If I provided the team with frames and then saw the guys racing on another brand, I'd be pissed off and would be having a serious talk with the team director. If I were a helmet sponsor for a team, even a Pro Tour team riding the Tour de France, and the riders were always being photographed without my helmet on, I'd be pissed off and pulling my money out of the program. Maybe I'm alone, or nearly alone, in this particular belief. Maybe not. It is something I feel strongly about though and is something that teams should consider when sending me their sponsorship requests.

Bottom line, for teams looking to gain new sponsors or keep existing sponsors, the name of the game is "be a good ambassador". Look good. Act smart. Be thankful.

Tim Jackson
Chief Kool-Aid Dispenser
(In all fairness, this critique applies to the wonderful Pro/ Elite team that I currently sponsor. Wear your helmets if you want to keep your sponsorship... I won't be at the next training camp if a helmet rule isn't enforced.)

Posted by Tim Jackson at 8:53 PM


  1. Blogger C posted at 2:53 PM  
    Not riding with a helmet is nothing compared to what I see a lot of teams doing. Not wearing a helmet while stupid, is still perfectly legal in most areas. What is both stupid AND illegal is blowing through traffic lights and stop signs. Despite this, I see team riders doing this on an almost daily basis. Apparently being on a team exempts you from traffic laws. If I were a sponsor - and especially if I were a sponsor outside the industry - I'd be pulling my money from these teams in a nanosecond. Why sponsor someone who's going to annoy motorists by acting like they're above the law and continue to give all cyclists (not just racers) a bad name?
  2. Blogger Yokota Fritz posted at 3:21 PM  
    I almost always wear a helmet. Like you, I typically don't if I'm going across the street to the coffee place or sushi bar. The admin in my building still gives me grief about it.

    I agree with "c" about these club rides that completely blow through lights and signs.
  3. Blogger Guitar Ted posted at 3:52 PM  
    Great rant, Tim, and well said. I agree that the cyclists in question are not being wise, or good examples.

    I'd like to go back to something you stated early on in this post that I think is the crux of the biscuit. ( appologies to Frank Zappa!) Anyway, you stated that your actions as a person affect the lives of those around you. This is where we can go to when we need to point out why these seemingly undeniable personal "freedoms" are....well, not so free!

    Even if you are not a family member, and your actions seem to affect no one, it's a shame and a lie to think this way. As a cyclist, you have impact. Heck, as a person you have impact! You just do not slip by "under the radar" like so many of us think we are doing. You are noticed. People are watching. Don't believe me? Take notice of your own watching and commenting on other folks. Guess what? They are doing the same.

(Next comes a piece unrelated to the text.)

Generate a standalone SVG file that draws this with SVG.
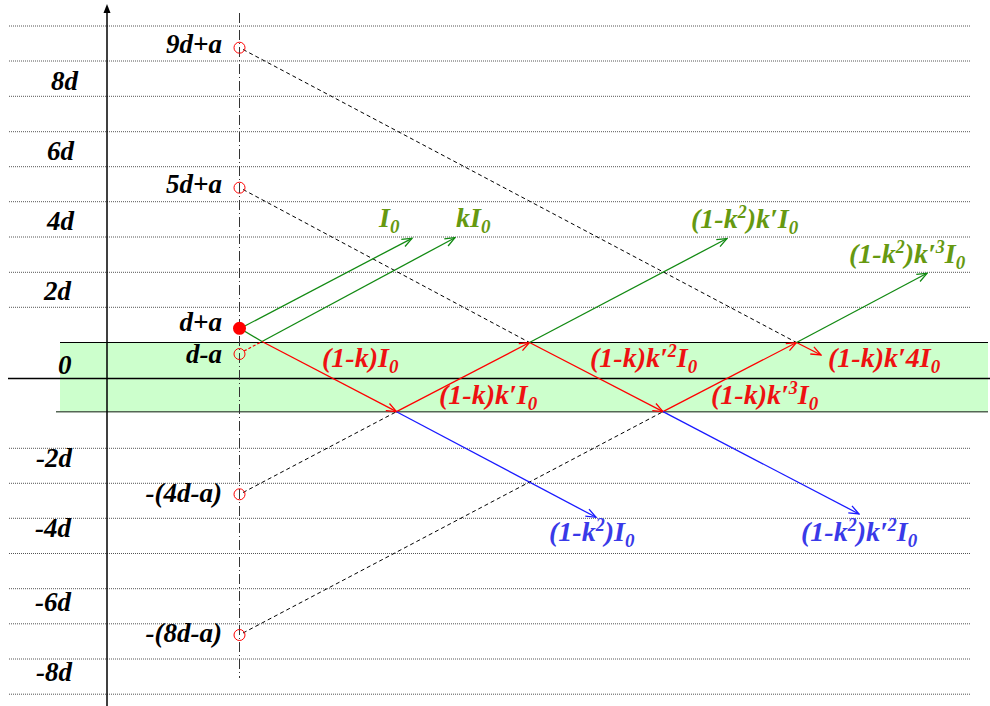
<svg xmlns="http://www.w3.org/2000/svg" width="990" height="706" viewBox="0 0 990 706">
<defs>
<style>
.t{font-family:'Liberation Serif','Times New Roman',serif;font-weight:700;font-style:italic;font-size:27px}
.c{font-size:28px}
.k{fill:#000}
.r{fill:#ee1111}
.g{fill:#669911}
.b{fill:#3a3ae8}
.s{font-size:19px}
.p{font-size:18px}
.grid{stroke:#555;stroke-width:1;stroke-dasharray:1 1;fill:none}
.dash{stroke:#000;stroke-width:1;stroke-dasharray:4 3;fill:none}
.rl{stroke:#ff0000;stroke-width:1.3;fill:none;marker-end:url(#ar)}
.gl{stroke:#138a13;stroke-width:1.3;fill:none;marker-end:url(#ag)}
.bl{stroke:#1a1aff;stroke-width:1.3;fill:none;marker-end:url(#ab)}
.pt{fill:none;stroke:#ff0000;stroke-width:1}
</style>
<marker id="ar" viewBox="0 0 12 10" refX="11" refY="5" markerWidth="12" markerHeight="10" orient="auto" markerUnits="userSpaceOnUse"><path d="M1,1 L11,5 L1,9" fill="none" stroke="#ff0000" stroke-width="1.3"/></marker>
<marker id="ag" viewBox="0 0 12 10" refX="11" refY="5" markerWidth="12" markerHeight="10" orient="auto" markerUnits="userSpaceOnUse"><path d="M1,1 L11,5 L1,9" fill="none" stroke="#138a13" stroke-width="1.3"/></marker>
<marker id="ab" viewBox="0 0 12 10" refX="11" refY="5" markerWidth="12" markerHeight="10" orient="auto" markerUnits="userSpaceOnUse"><path d="M1,1 L11,5 L1,9" fill="none" stroke="#1a1aff" stroke-width="1.3"/></marker>
</defs>
<rect width="990" height="706" fill="#fff"/>
<g id="band">
<rect x="60" y="342.5" width="928" height="69.2" fill="#ccffcc"/>
<line x1="60" y1="342.5" x2="988" y2="342.5" stroke="#000" stroke-width="1.2"/>
<line x1="56" y1="411.7" x2="988" y2="411.7" stroke="#556655" stroke-width="1.5"/>
</g>
<g id="grid">
<path class="grid" d="M9,26H971M9,61H971M9,96.3H971M9,131.7H971M9,166.7H971M9,201.7H971M9,237H971M9,272.3H971M9,307.3H971M9,448.3H971M9,483.3H971M9,518.3H971M9,553.5H971M9,588.7H971M9,623.8H971M9,659H971M9,694.2H971"/>
</g>
<g id="axes">
<line x1="8" y1="378.5" x2="990" y2="378.5" stroke="#000" stroke-width="1.5"/>
<line x1="107" y1="706" x2="107" y2="11" stroke="#000" stroke-width="1.5"/>
<path d="M107,4 L103.5,13 L110.5,13 Z" fill="#000"/>
<line x1="239.5" y1="13" x2="239.5" y2="678" stroke="#333" stroke-width="1" stroke-dasharray="10 3 1 3"/>
</g>
<g id="axis-labels" class="t k" font-family="Liberation Serif, serif">
<text x="51" y="90">8d</text>
<text x="47" y="160">6d</text>
<text x="47" y="230">4d</text>
<text x="44" y="300">2d</text>
<text x="58" y="374">0</text>
<text x="36" y="467">-2d</text>
<text x="35" y="537">-4d</text>
<text x="35" y="611">-6d</text>
<text x="36" y="681">-8d</text>
</g>
<g id="connectors">
<line class="dash" x1="243" y1="49.5" x2="796.5" y2="342.5"/>
<line class="dash" x1="243" y1="189.5" x2="529.5" y2="342.5"/>
<line class="dash" x1="243" y1="492.5" x2="396.5" y2="411.7"/>
<line class="dash" x1="243" y1="633" x2="663" y2="411.7"/>
<line x1="244" y1="351" x2="262" y2="341.5" stroke="#ff0000" stroke-width="1.2" stroke-dasharray="3 2"/>
<line x1="240" y1="328.5" x2="262" y2="341.5" stroke="#138a13" stroke-width="1.3"/>
<line class="gl" x1="240" y1="328.5" x2="412" y2="238.3"/>
<line class="gl" x1="262" y1="341.5" x2="455" y2="237.7"/>
<line class="rl" x1="262" y1="341.5" x2="396.5" y2="411.7"/>
<line class="rl" x1="396.5" y1="411.7" x2="529.5" y2="342.5"/>
<line class="rl" x1="529.5" y1="342.5" x2="663" y2="411.7"/>
<line class="rl" x1="663" y1="411.7" x2="796.5" y2="342.5"/>
<line class="rl" x1="796.5" y1="342.5" x2="821" y2="355"/>
<line class="gl" x1="529.5" y1="342.5" x2="727" y2="238.5"/>
<line class="gl" x1="796.5" y1="342.5" x2="927" y2="273.3"/>
<line class="bl" x1="396.5" y1="411.7" x2="596" y2="517.3"/>
<line class="bl" x1="663" y1="411.7" x2="859" y2="514"/>
</g>
<g id="p9" class="t k"><circle class="pt" cx="239.5" cy="47.7" r="5.5"/><text x="222" y="53" text-anchor="end">9d+a</text></g>
<g id="p5" class="t k"><circle class="pt" cx="239.5" cy="187.7" r="5.5"/><text x="222" y="193" text-anchor="end">5d+a</text></g>
<g id="p1" class="t k"><circle cx="239.5" cy="328.3" r="6.5" fill="#ff0000"/><text x="222" y="331" text-anchor="end">d+a</text></g>
<g id="p1m" class="t k"><circle class="pt" cx="239.5" cy="354" r="5.5"/><text x="222" y="363" text-anchor="end">d-a</text></g>
<g id="n4" class="t k"><circle class="pt" cx="239.5" cy="494.3" r="5.5"/><text x="222" y="502" text-anchor="end">-(4d-a)</text></g>
<g id="n8" class="t k"><circle class="pt" cx="239.5" cy="635" r="5.5"/><text x="222" y="642" text-anchor="end">-(8d-a)</text></g>
<g id="labels-green" class="t c g">
<text x="379" y="227">I<tspan class="s" dy="6">0</tspan></text>
<text x="456" y="227">kI<tspan class="s" dy="6">0</tspan></text>
<text x="691" y="228">(1-k<tspan class="p" dy="-10">2</tspan><tspan dy="10">)k′I</tspan><tspan class="s" dy="6">0</tspan></text>
<text x="849" y="263">(1-k<tspan class="p" dy="-10">2</tspan><tspan dy="10">)k′</tspan><tspan class="p" dy="-10">3</tspan><tspan dy="10">I</tspan><tspan class="s" dy="6">0</tspan></text>
</g>
<g id="labels-red" class="t c r">
<text x="322" y="367">(1-k)I<tspan class="s" dy="6">0</tspan></text>
<text x="439" y="404">(1-k)k′I<tspan class="s" dy="6">0</tspan></text>
<text x="590" y="367">(1-k)k′<tspan class="p" dy="-10">2</tspan><tspan dy="10">I</tspan><tspan class="s" dy="6">0</tspan></text>
<text x="711" y="404">(1-k)k′<tspan class="p" dy="-10">3</tspan><tspan dy="10">I</tspan><tspan class="s" dy="6">0</tspan></text>
<text x="828" y="367">(1-k)k′4I<tspan class="s" dy="6">0</tspan></text>
</g>
<g id="labels-blue" class="t c b">
<text x="549" y="541">(1-k<tspan class="p" dy="-10">2</tspan><tspan dy="10">)I</tspan><tspan class="s" dy="6">0</tspan></text>
<text x="801" y="541">(1-k<tspan class="p" dy="-10">2</tspan><tspan dy="10">)k′</tspan><tspan class="p" dy="-10">2</tspan><tspan dy="10">I</tspan><tspan class="s" dy="6">0</tspan></text>
</g>
</svg>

    The final thing to remember is that there is no greater joy than passing on your passion to others. either directly or indirectly. When that junior developement squad sees the elite racers enjoying the ride and sharing their passion, that's cool. But when those same elite riders are seen blowing through stop signs, clogging the traffic lanes, and not wearing protective gear they are "breeding" more like behaviour. Not just on the junior developement team, but on any other cyclists that look up to the guys on this team.

    You are right to with hold sponsorship from teams like this.
  4. Blogger Tim Jackson posted at 8:47 PM  
    Thanks to all for commenting.

    Yes, the helmet thing is very much a personal issue for me. However, relevant to the discussion about sponsorship relations, it is just plain stupid to represent sponsors so poorly. Whether it's not wearing a sponsors helmet or acting like an ass while on the bike, to keep sponsors you have to be good to them.